4. Here's a video you're going to want to check out
As you probably saw Pike's update the other day, Johnny Gaudreau returned to action for the Boston College Eagles after winning a gold medal for Team USA in Ufa at the World Juniors. Seem to remember him lighting up Canada like Times Square in the semifinal too.
ANYWAY, you likely saw that Gaudreau had a nice little return engagement, going 1-2-3 in a 5-2 win over highly-ranked UNH, and having fellow Flames pick Billy Arnold figure into the scoring on BC's other two goals, as he went 1-1-2.
But what you may not have seen was this highlight video here:
Those passes on the two goals are just mouth-watering. They're ridiculous. They're not fair. Especially the backhand one on BC's second goal. Nope, I can't consider that reasonable in any way. And speaking of the backhand, oh y'know, that goal of his to make it 3-1, wow. Speaking as someone who watches a lot of NCAA hockey, you never see anyone that good with the puck on his backhand, and Gaudreau makes it all look so effortless. I swear I almost cried at that pass. I swear I did.
And yeah, I guess both of Billy Arnold's points were pretty good too. But man, Johnny Gaudreau. What a college player.
5. On the prospects of an offer sheet
Saw Kent's article the other day about signing Ryan O'Reilly to an offer sheet, and I'm all for it, obviously. Same for Jamie Benn. Same for PK Subban. These are all excellent young players who would help the franchise as it attempts to rebuild on the fly, for the cost of a first-round pick (which will be middling) and probably a third as well. Small price to pay for players of that quality.
Of course, I'm also resigning myself to the idea that this will never happen — for any team, not just Calgary — for a number of reasons.
The first is that obviously the Flames have no cap space to give O'Reilly or Benn or Subban the kind of money they apparently want. The second is that no one ever signs anyone to offer sheets unless they're the Flyers, and even then it apparently has to be for a guy like Shea Weber, who is widely considered to be a top-3 defenseman in the league; none of these guys fit that mold. The third is that unless you blow one of these guys' doors off with an offer, their team is likely to match anyway, and we all know that no one in the NHL wants to get into that kind of salary-escalating shoving match.

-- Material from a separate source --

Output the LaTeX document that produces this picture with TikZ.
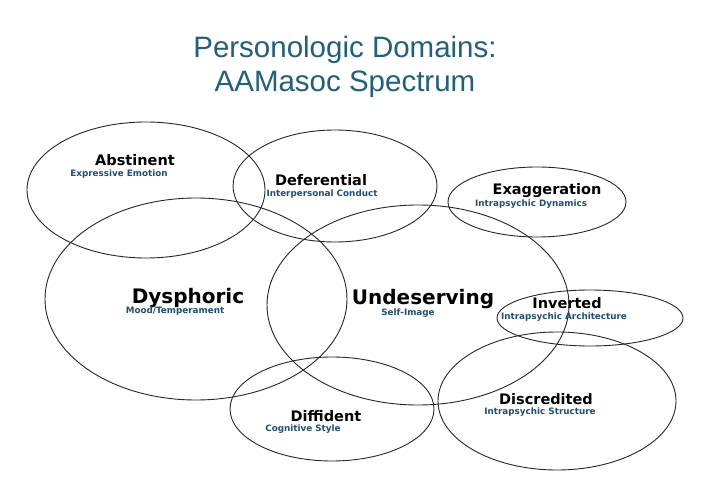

But with regard to that last point, I would note that the Flames are likely uniquely positioned to avoid that kind of issue. There is one positive to take from the team's years of bad drafting: there is no one other teams would be able to justify signing to big-money RFA offer sheets. With the exception of Sven Baertschi, who's a ways off from getting another contract, can you see Colorado or Montreal or Dallas throwing out a revenge offer sheet the Flames wouldn't just take the picks and laugh about later?
I say go for it, but in saying that I also acknowledge it will definitely not happen.